At the time of the exodus from Egypt, the Jewish people did not go out empty-handed, like so many slaves fleeing their masters. The Egyptians bestowed great wealth on their former slaves as "going away presents." Indeed, so had G-d promised their forebear, Abraham, four hundred years previously:
And He said unto Abram: 'Know of a surety that thy seed shall be a stranger in a land that is not theirs, and shall serve them; and they shall afflict them four hundred years; and also that nation, whom they shall serve, will I judge; and afterward shall they come out with great substance.
At that time, Egypt was the leading world power, in a position similar to that of the United States today. It was the last word in culture, and had accumulated immense wealth. Many of the enormous structures that brought it fame and stature among the nations of the globe, still draw millions of tourists yet in our times.
Suddenly it became clear to the Egyptians that the vast wealth they had amassed over years and years had fallen to the hands of the former slaves, the Jews.
After the exodus, Jethro, the father-in-law of Moses, our teacher, came to visit the Jewish encampment in the desert. He asked to hear about all the miracles that had befallen the Jewish people when they were redeemed from Egypt; he was eager to understand just what had transpired. Moshe replied with an answer that conveyed the most fundamental understanding:
And Moses told his father-in-law all that the L-rd had done unto Pharaoh and to the Egyptians for Israel's sake, all the travail that had come upon them by the way, and how the L-rd delivered them.

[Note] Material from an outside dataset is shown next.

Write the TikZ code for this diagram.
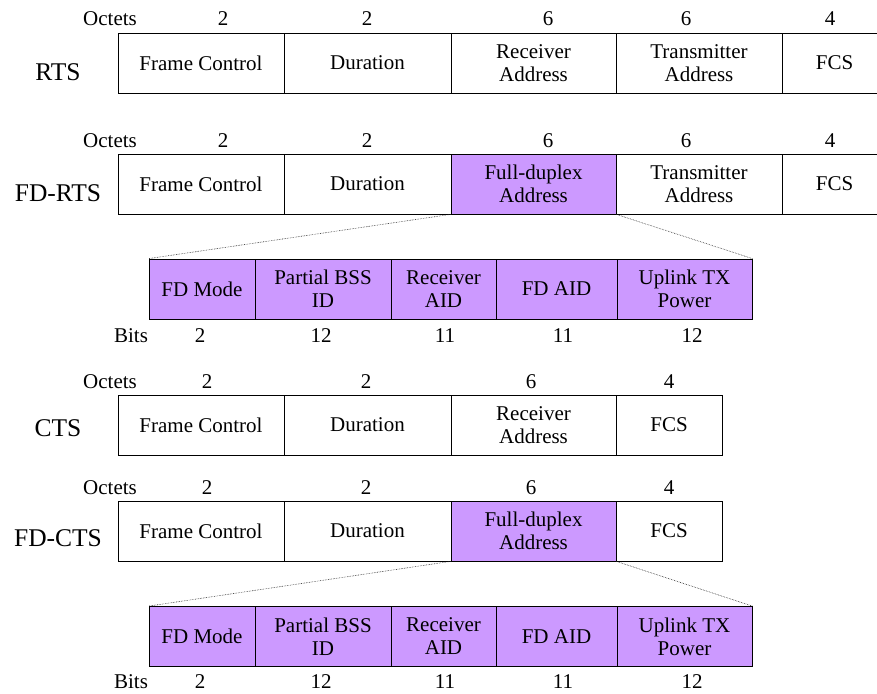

Everything that G-d had done to Pharaoh and to Egypt is described as having only one purpose; it was all "for Israel's sake." The rivers that turned to blood, the crops that were consumed by locusts, the plague that decimated the country's animal resources, the death of the first born throughout the country – it all happened for the benefit of the people of Israel.
The wheels of history do not move by themselves. Nor do they move without reason. The Creator makes them rotate, and He has clearly defined goals in mind, which He described in His Torah.
Directly or indirectly, everything that takes place is intended by Heaven to bring Israel that much closer to achieving its ultimate goal in the service of the Creator. This is one of the basic lessons of the Passover holiday.